UNSMIL has focused on fostering political dialogue to help the North African country’s transition to democracy.

Under a UN-brokered agreement, the unity government was set up in Tripoli but it is not recognized by a rival administration supported by military strongman Khalifa Haftar in Libya’s east.

Tripoli itself has been at the center of a battle for influence between armed groups with shifting allegiances. A month of clashes left more than 100 dead south of the city before the unity government on Wednesday announced a ceasefire deal between rival militias.

Siala welcomed the efforts of UNSMIL which he said enabled the conclusion of the ceasefire.

“We ask concerned parties to respect it. National and international legal bodies will pursue the authors of these tragic attacks,” he said.

Hands of the state

The deadly clashes in Tripoli which displaced more than 25,000 residents of the city has stepped up pressure on Libya’s unity government to end its reliance on militias and to implement economic reforms.

Salame stressed this week as a ceasefire came into effect that “security cannot remain in the grips of the armed groups but must be in the hands of the state”.

“It was the first time that the pro-GNA militias have been described (by the UN) as undesirable and need dismantling,” said Jalel Harchaoui, a specialist on Libya at Paris 8 University, referring to the internationally-recognised Government of National Accord.

The GNA was set up under a UN-brokered agreement signed in Morocco in December 2015 that raised hopes of an easing of the chaos that followed the 2011 NATO-backed revolution which ousted Libyan dictator Moamer Kadhafi.

But a rival administration based in the country’s east and supported by military strongman Khalifa Haftar refuses to recognise the GNA’s authority.

In exchange for their military support, armed groups in the capital have infiltrated both political and military institutions in Tripoli.

After the latest clashes, calm returned to Tripoli on Tuesday following a battle using heavy weapons that killed at least 117 people and injured more than 400 others, according to official figures.

Tall order

At the end of August, militias from western Libya entered the capital, sparking the showdown with local groups.

Under the ceasefire terms, the GNA has committed itself to sever links between state institutions and armed groups.

That is a tall order.

“These groups were intelligent enough to penetrate the capital’s police and economic institutions… The GNA works with them, depends on them, relies on them,” said Harchaoui.

The GNA has set itself the target of eliminating “dysfunctions” in the economy and banking sector that are exploited by militias as sources of enrichment.

The main aims are to narrow the gap between the official foreign currency exchange rate and the market rate, and to lift state subsidies on fuel in the oil-rich country that open the door to traffickers.

Corruption

At the official rate, the US dollar trades at 1.4 Libyan dinars, but because of Libya’s cash-starved banking sector, the black market rate is four or five times higher.

The wide discrepancy encourages corruption.

Armed groups with access to dollars at the official rate can make huge profits by then selling the hard currency on the black market.

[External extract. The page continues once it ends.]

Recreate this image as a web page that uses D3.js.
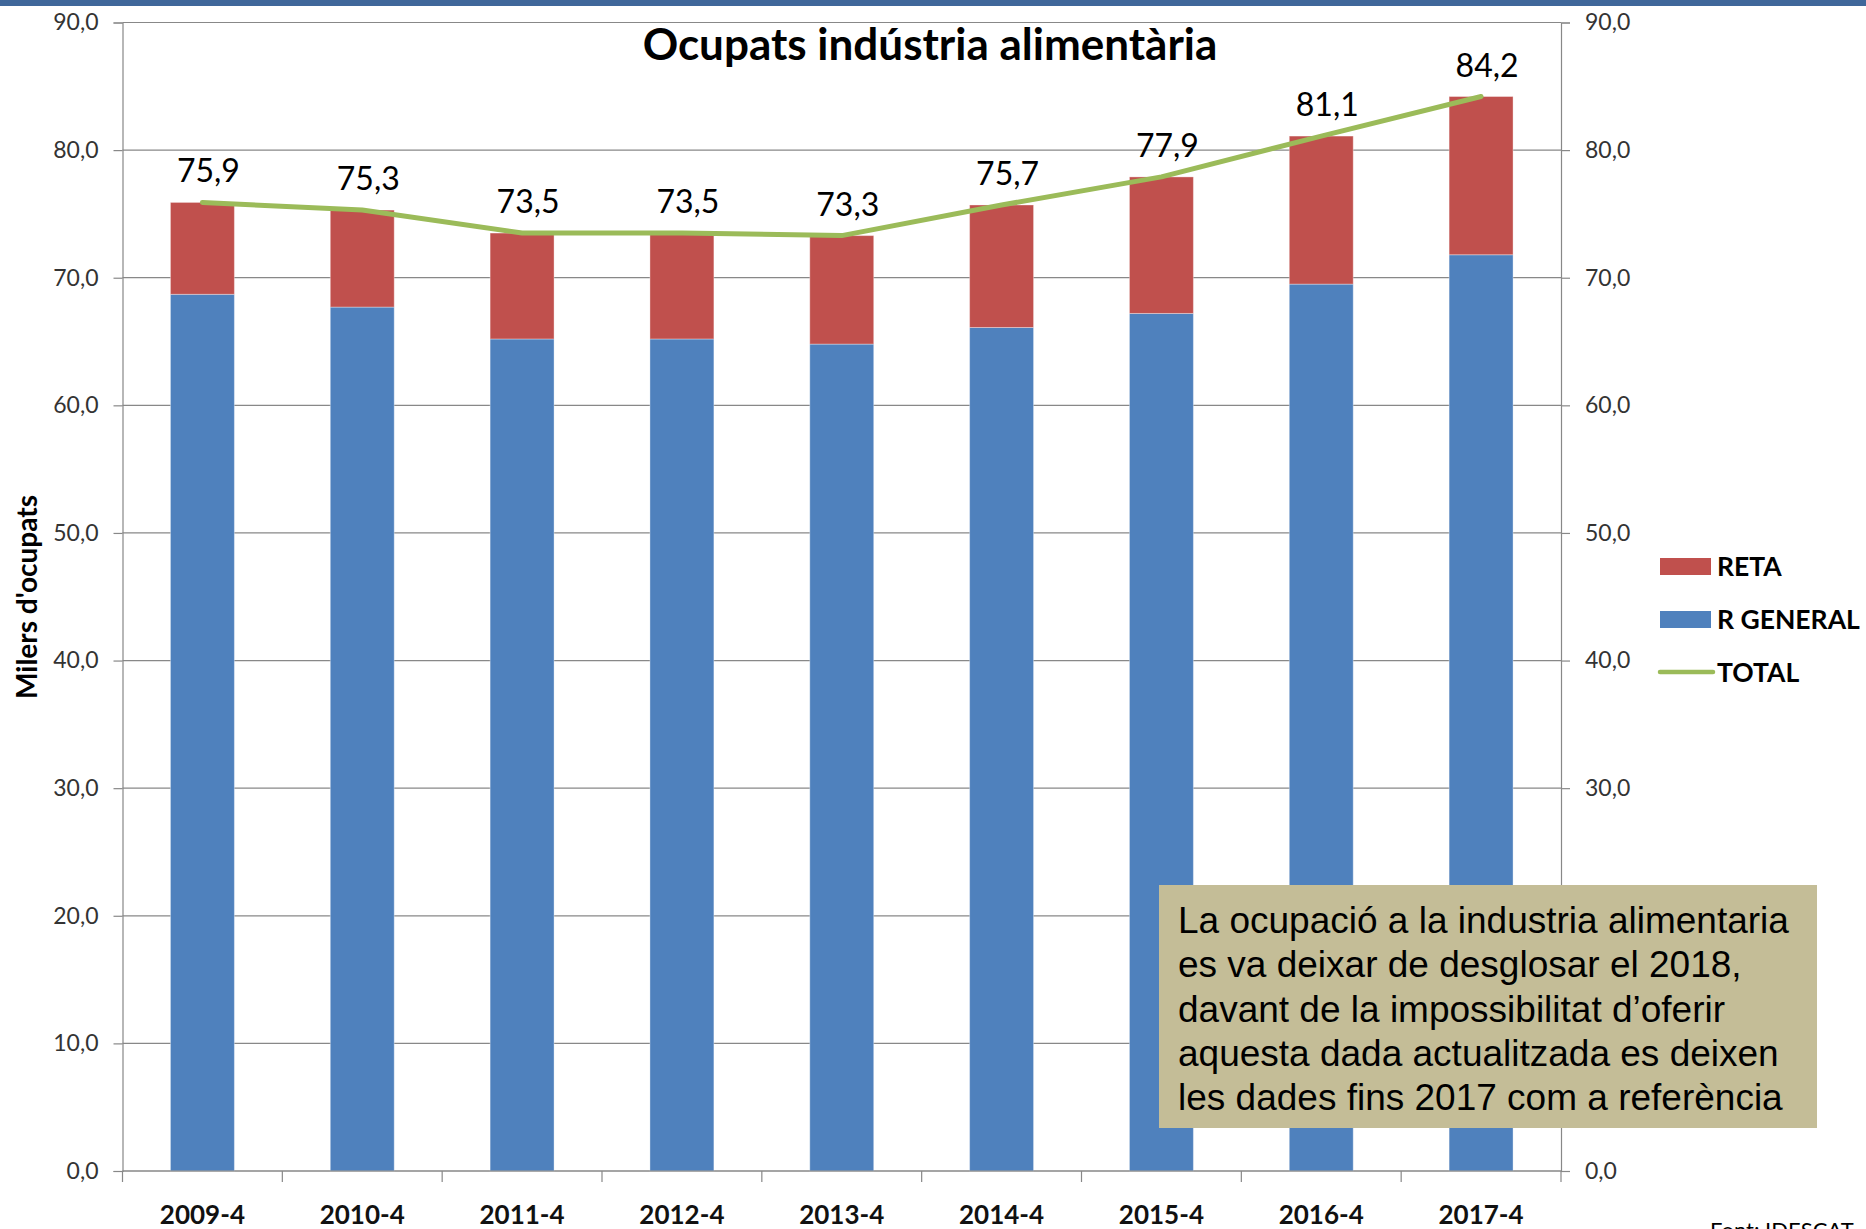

In a move which amounts to a devaluation, the unity government has imposed a 183 percent “tax” on the sale of foreign currencies.

As a result, the dollar, when it is available in banks, is sold at the official rate of 3.9 dinars.

But Kamal al-Mansouri, a Libyan economy expert, said the impact would be limited so long as the GNA and the eastern authority each run their own central bank.

All parallel authorities must be abolished, he said.

Ismail al-Sherif, a deputy in Libya’s elected parliament based in the east, said that for economic measures to take effect they would have to be accompanied by political and security reforms.

“There’ll be no success at the economic level so long as tensions persist and if weapons remain in the hands of armed factions,” he said.

Sherif said the way forward was a “restructuring” of the GNA, a delicate process of UN-brokered negotiations between the GNA and its rivals in eastern Libya.